The genetic dissimilarity matrix was analysed using neighbor joining clustering algorithm by DARwin 5.0.158 software (Fig. 6). The radial tree representation clearly delineated the accessions into two distinct clusters according to agro-ecological zones (Table 6).
Table 6: | Cluster analysis based on Darwins grouping of the 241 sorghum accessions |
Accessions in cluster I were mainly from the northern moist farmland and central wood savannah agro-ecological zones while accessions in cluster II were mainly from Northeastern central grassland bush farmland zone. Both arms in the radial tree between the two sub-clusters are quite diverse indicating variability at molecular levels between accessions from northern moist farmland and central wood savannah and those from Northeastern central grassland bush farmland zone. In cluster I, there are seven sub-clusters with sub-cluster IA appearing more distinct though at closer levels with sub-cluster IB. Accessions in cluster I were distinct from the rest of accessions with sub-clusters IA and IB being the most distinct and this offers opportunities which could be exploited in pre-breeding programmes.

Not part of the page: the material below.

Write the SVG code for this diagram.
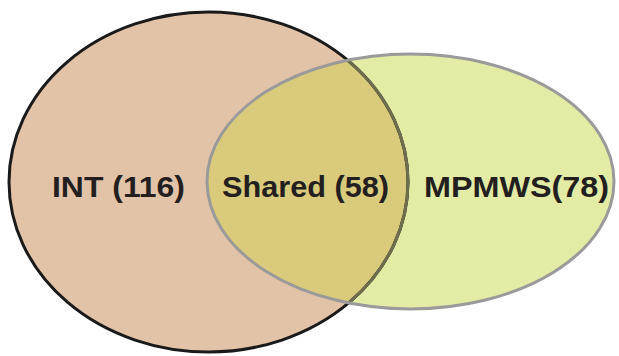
<svg xmlns="http://www.w3.org/2000/svg" width="619" height="356" viewBox="0 0 619 356">
<style>
.lbl{font-family:"Liberation Sans",Arial,sans-serif;font-weight:bold;font-size:30px;fill:#231f20}
</style>
<defs>
<clipPath id="clipL"><ellipse cx="208.5" cy="182" rx="199.5" ry="170"/></clipPath>
<clipPath id="clipR"><ellipse cx="410.5" cy="181.5" rx="203.5" ry="127.5"/></clipPath>
</defs>
<rect width="619" height="356" fill="#ffffff"/>
<g id="int">
<ellipse cx="208.5" cy="182" rx="199.5" ry="170" fill="#e2c3a8"/>
</g>
<g id="mpmws">
<ellipse cx="410.5" cy="181.5" rx="203.5" ry="127.5" fill="#e4eba4"/>
</g>
<g id="shared">
<ellipse cx="410.5" cy="181.5" rx="203.5" ry="127.5" fill="#d9cb7b" clip-path="url(#clipL)"/>
</g>
<g id="outlines">
<ellipse cx="208.5" cy="182" rx="199.5" ry="170" fill="none" stroke="#1a1a1a" stroke-width="3"/>
<ellipse cx="208.5" cy="182" rx="199.5" ry="170" fill="none" stroke="#6e6e4e" stroke-width="3" clip-path="url(#clipR)"/>
<ellipse cx="410.5" cy="181.5" rx="203.5" ry="127.5" fill="none" stroke="#9a9a9a" stroke-width="3"/>
</g>
<g id="labels">
<text class="lbl" x="52" y="197" textLength="133" lengthAdjust="spacingAndGlyphs">INT (116)</text>
<text class="lbl" x="222" y="197" textLength="167" lengthAdjust="spacingAndGlyphs">Shared (58)</text>
<text class="lbl" x="424" y="197" textLength="185" lengthAdjust="spacingAndGlyphs">MPMWS(78)</text>
</g>
</svg>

Sub-cluster IC-1 comprised of accessions from the northern moist farmland and Northeastern central grassland bush farmland agro-ecological zones while IC-2 comprised of accessions from central wooded savannah and western mid altitude farmlands and the Semuliki flats zones. The occurrence of distinct groups of sorghum accessions as revealed by SSR marker analysis can be utilized effectively in pre-breeding efforts to overcome yield barriers (Nass and Paterniani, 2000; Bharadwaj et al., 2011). Great genetic gains can be obtained if these accessions are incorporated in the breeding programme. The contribution of this diversity to farmers livelihoods needs to be investigated for the different agro-ecological zones. This study also highlights the ability of SSR markers to discern genetic variation.
ACKNOWLEDGMENTS
We thank Mwathi Margaret of International Crops Research Institute for the Semi-arid Tropics (ICRISAT) in Nairobi, Sarah Seruwagi of Makerere University Biotechnology Laboratory and Moses Biruma of National Agricultural Research Organization (NARO) for the technical assistance. This study was funded by the East African Regional Network for Biotechnology, Biosafety and Biotechnology Policy Development programme (BIO-EARN).